## Material for this task
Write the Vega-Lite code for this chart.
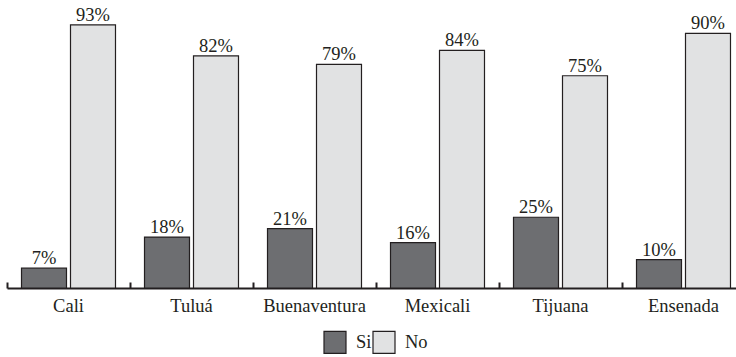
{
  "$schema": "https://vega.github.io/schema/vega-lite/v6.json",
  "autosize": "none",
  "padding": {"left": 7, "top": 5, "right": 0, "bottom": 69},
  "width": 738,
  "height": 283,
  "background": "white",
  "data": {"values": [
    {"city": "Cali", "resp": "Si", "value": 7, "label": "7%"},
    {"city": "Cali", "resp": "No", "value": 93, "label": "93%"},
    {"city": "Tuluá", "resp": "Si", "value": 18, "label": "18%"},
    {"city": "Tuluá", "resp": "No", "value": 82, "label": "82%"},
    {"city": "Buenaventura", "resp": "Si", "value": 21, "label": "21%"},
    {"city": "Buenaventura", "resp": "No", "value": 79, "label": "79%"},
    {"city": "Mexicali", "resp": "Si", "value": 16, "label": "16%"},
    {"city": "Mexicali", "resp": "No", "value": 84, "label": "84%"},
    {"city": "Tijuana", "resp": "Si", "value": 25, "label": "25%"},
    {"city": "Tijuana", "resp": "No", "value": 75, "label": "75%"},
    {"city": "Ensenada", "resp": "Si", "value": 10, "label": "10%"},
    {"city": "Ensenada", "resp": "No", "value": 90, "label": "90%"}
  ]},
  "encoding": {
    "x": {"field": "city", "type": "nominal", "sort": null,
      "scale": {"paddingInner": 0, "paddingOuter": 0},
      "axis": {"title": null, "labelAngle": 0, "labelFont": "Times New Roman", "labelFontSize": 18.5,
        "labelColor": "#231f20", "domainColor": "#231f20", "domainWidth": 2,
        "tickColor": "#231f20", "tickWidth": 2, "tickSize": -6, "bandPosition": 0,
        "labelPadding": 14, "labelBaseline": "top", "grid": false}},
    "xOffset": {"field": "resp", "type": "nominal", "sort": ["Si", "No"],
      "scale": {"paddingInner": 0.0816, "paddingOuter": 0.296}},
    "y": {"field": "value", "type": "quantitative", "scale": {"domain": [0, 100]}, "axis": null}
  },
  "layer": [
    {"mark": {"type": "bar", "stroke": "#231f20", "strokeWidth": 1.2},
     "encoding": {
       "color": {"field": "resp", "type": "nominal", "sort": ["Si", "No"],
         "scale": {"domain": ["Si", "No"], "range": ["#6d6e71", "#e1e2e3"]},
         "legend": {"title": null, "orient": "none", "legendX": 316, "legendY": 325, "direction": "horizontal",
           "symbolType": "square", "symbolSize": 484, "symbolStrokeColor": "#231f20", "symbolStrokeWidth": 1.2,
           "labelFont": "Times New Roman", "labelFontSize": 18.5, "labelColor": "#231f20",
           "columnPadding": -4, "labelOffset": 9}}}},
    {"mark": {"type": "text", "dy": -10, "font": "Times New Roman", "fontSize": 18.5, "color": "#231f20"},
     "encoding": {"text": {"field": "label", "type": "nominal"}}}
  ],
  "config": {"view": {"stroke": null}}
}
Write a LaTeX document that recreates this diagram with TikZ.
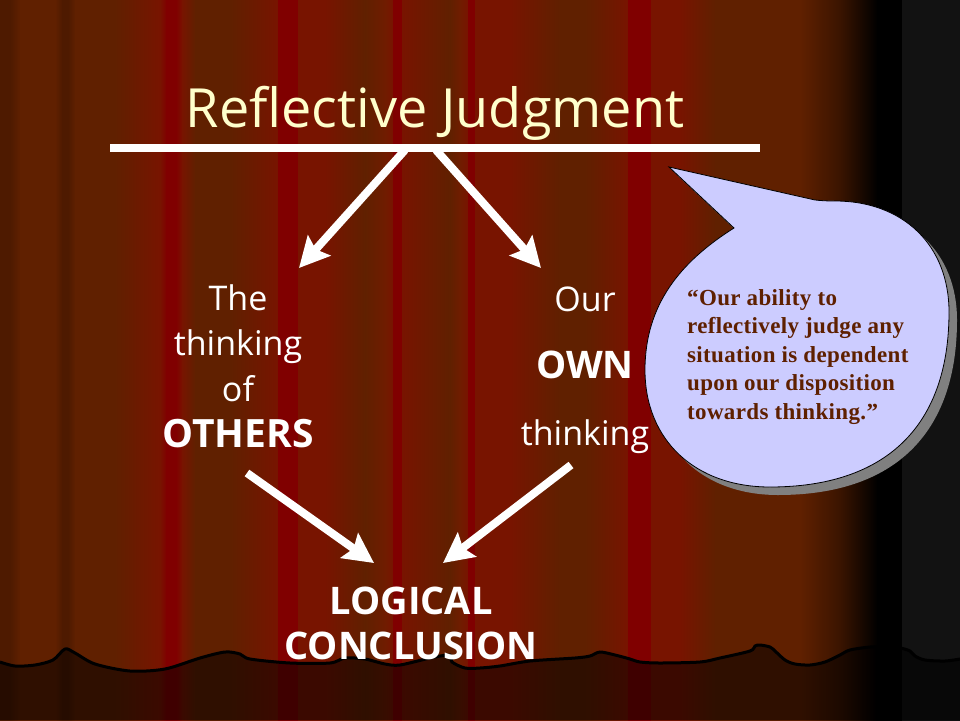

## Given task
Omit the images and transcribe all of the records above word for word.

## Written solution
Write the Vega-Lite code for this chart.
{
  "$schema": "https://vega.github.io/schema/vega-lite/v6.json",
  "autosize": "none",
  "padding": {"left": 7, "top": 5, "right": 0, "bottom": 69},
  "width": 738,
  "height": 283,
  "background": "white",
  "data": {"values": [
    {"city": "Cali", "resp": "Si", "value": 7, "label": "7%"},
    {"city": "Cali", "resp": "No", "value": 93, "label": "93%"},
    {"city": "Tuluá", "resp": "Si", "value": 18, "label": "18%"},
    {"city": "Tuluá", "resp": "No", "value": 82, "label": "82%"},
    {"city": "Buenaventura", "resp": "Si", "value": 21, "label": "21%"},
    {"city": "Buenaventura", "resp": "No", "value": 79, "label": "79%"},
    {"city": "Mexicali", "resp": "Si", "value": 16, "label": "16%"},
    {"city": "Mexicali", "resp": "No", "value": 84, "label": "84%"},
    {"city": "Tijuana", "resp": "Si", "value": 25, "label": "25%"},
    {"city": "Tijuana", "resp": "No", "value": 75, "label": "75%"},
    {"city": "Ensenada", "resp": "Si", "value": 10, "label": "10%"},
    {"city": "Ensenada", "resp": "No", "value": 90, "label": "90%"}
  ]},
  "encoding": {
    "x": {"field": "city", "type": "nominal", "sort": null,
      "scale": {"paddingInner": 0, "paddingOuter": 0},
      "axis": {"title": null, "labelAngle": 0, "labelFont": "Times New Roman", "labelFontSize": 18.5,
        "labelColor": "#231f20", "domainColor": "#231f20", "domainWidth": 2,
        "tickColor": "#231f20", "tickWidth": 2, "tickSize": -6, "bandPosition": 0,
        "labelPadding": 14, "labelBaseline": "top", "grid": false}},
    "xOffset": {"field": "resp", "type": "nominal", "sort": ["Si", "No"],
      "scale": {"paddingInner": 0.0816, "paddingOuter": 0.296}},
    "y": {"field": "value", "type": "quantitative", "scale": {"domain": [0, 100]}, "axis": null}
  },
  "layer": [
    {"mark": {"type": "bar", "stroke": "#231f20", "strokeWidth": 1.2},
     "encoding": {
       "color": {"field": "resp", "type": "nominal", "sort": ["Si", "No"],
         "scale": {"domain": ["Si", "No"], "range": ["#6d6e71", "#e1e2e3"]},
         "legend": {"title": null, "orient": "none", "legendX": 316, "legendY": 325, "direction": "horizontal",
           "symbolType": "square", "symbolSize": 484, "symbolStrokeColor": "#231f20", "symbolStrokeWidth": 1.2,
           "labelFont": "Times New Roman", "labelFontSize": 18.5, "labelColor": "#231f20",
           "columnPadding": -4, "labelOffset": 9}}}},
    {"mark": {"type": "text", "dy": -10, "font": "Times New Roman", "fontSize": 18.5, "color": "#231f20"},
     "encoding": {"text": {"field": "label", "type": "nominal"}}}
  ],
  "config": {"view": {"stroke": null}}
}
Write a LaTeX document that recreates this diagram with TikZ.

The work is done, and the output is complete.